Data records:
-----
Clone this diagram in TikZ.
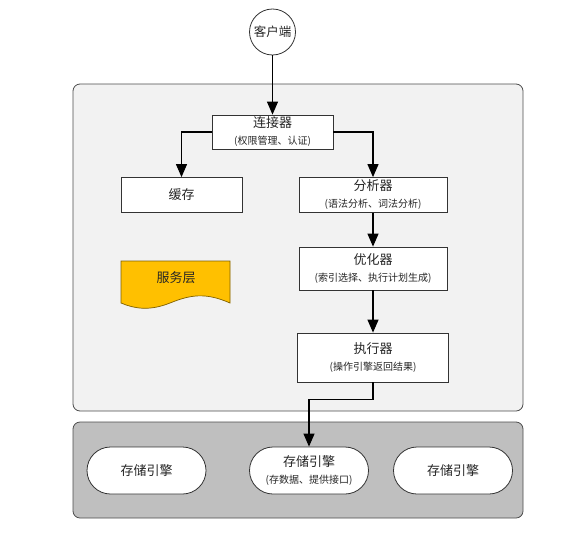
\documentclass[tikz,border=0pt]{standalone}
\usepackage{fontspec}
\setmainfont{Noto Sans CJK SC}
\usepackage{xcolor}
\usetikzlibrary{shapes, positioning, arrows.meta}

\definecolor{panelgray}{HTML}{F2F2F2}
\definecolor{storegray}{HTML}{BFBFBF}
\definecolor{docyellow}{HTML}{FFC000}
\definecolor{docedge}{HTML}{7F6000}
\newcommand{\subtext}[1]{{\fontsize{10}{12}\selectfont #1}}

\tikzset{
    box/.style={rectangle, draw=black!80, fill=white, line width=0.8pt, align=center,
        inner sep=1pt, font=\fontsize{13}{17}\selectfont, text=black!85},
    engine/.style={rounded rectangle, draw=black!80, fill=white, line width=0.8pt, align=center,
        minimum width=121, minimum height=47, inner sep=1pt, font=\fontsize{13}{17}\selectfont, text=black!85},
    panel/.style={rectangle, rounded corners=7pt, draw=black!70, line width=0.8pt},
    arr/.style={-{Triangle[length=13pt,width=11pt]}, line width=1.1pt, black}
}

\begin{document}
\begin{tikzpicture}[x=1pt, y=-1pt]
        \useasboundingbox (0,0) rectangle (588,538);

        % panels
        \node[panel, fill=panelgray, minimum width=450, minimum height=327] (service) at (298,247.5) {};
        \node[panel, fill=storegray, minimum width=450, minimum height=96] (storage) at (298,470) {};

        \node[circle, draw=black!80, fill=white, line width=0.8pt, minimum size=46, inner sep=0pt,
            font=\fontsize{12.5}{14}\selectfont, text=black!85] (client) at (272.5,32) {客户端};

        \node[box, minimum width=121, minimum height=34] (conn) at (272.5,132) {连接器\\\subtext{(权限管理、认证)}};
        \node[box, minimum width=121, minimum height=35] (cache) at (181.5,195) {缓存};
        \node[box, minimum width=148, minimum height=35] (analyzer) at (373,195) {分析器\\\subtext{(语法分析、词法分析)}};
        \node[box, minimum width=148, minimum height=43] (optimizer) at (373,268.5) {优化器\\\subtext{(索引选择、执行计划生成)}};
        \node[box, minimum width=151, minimum height=49] (executor) at (373,357.5) {执行器\\\subtext{(操作引擎返回结果)}};

        % service layer label
        \draw[fill=docyellow, draw=docedge, line width=0.7pt] (121,261) -- (230,261) -- (230,303)
            .. controls (205,292) and (190,295) .. (170,303)
            .. controls (150,311) and (135,309) .. (121,303) -- cycle;
        \node[font=\fontsize{13}{15}\selectfont, text=black!85] (layer) at (176,278) {服务层};

        \node[engine] (engine1) at (146.5,470.5) {存储引擎};
        \node[engine] (engine2) at (309,470.5) {存储引擎\\\subtext{(存数据、提供接口)}};
        \node[engine] (engine3) at (453,470.5) {存储引擎};

        \draw[arr] (client) -- (conn);
        \draw[arr] (conn.west) -| (cache);
        \draw[arr] (conn.east) -| (analyzer);
        \draw[arr] (analyzer) -- (optimizer);
        \draw[arr] (optimizer) -- (executor);
        \draw[arr] (executor.south) -- ++(0,17) -| (engine2.north);
    \end{tikzpicture}
\end{document}
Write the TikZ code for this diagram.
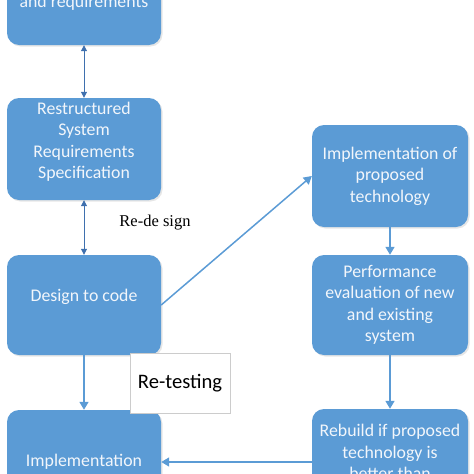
-----
- [OBJECTIVE]: Extract every line containing the string "diagram" from the data above.

- [REPLY TO THE EXERCISE]:
Clone this diagram in TikZ.
Write the TikZ code for this diagram.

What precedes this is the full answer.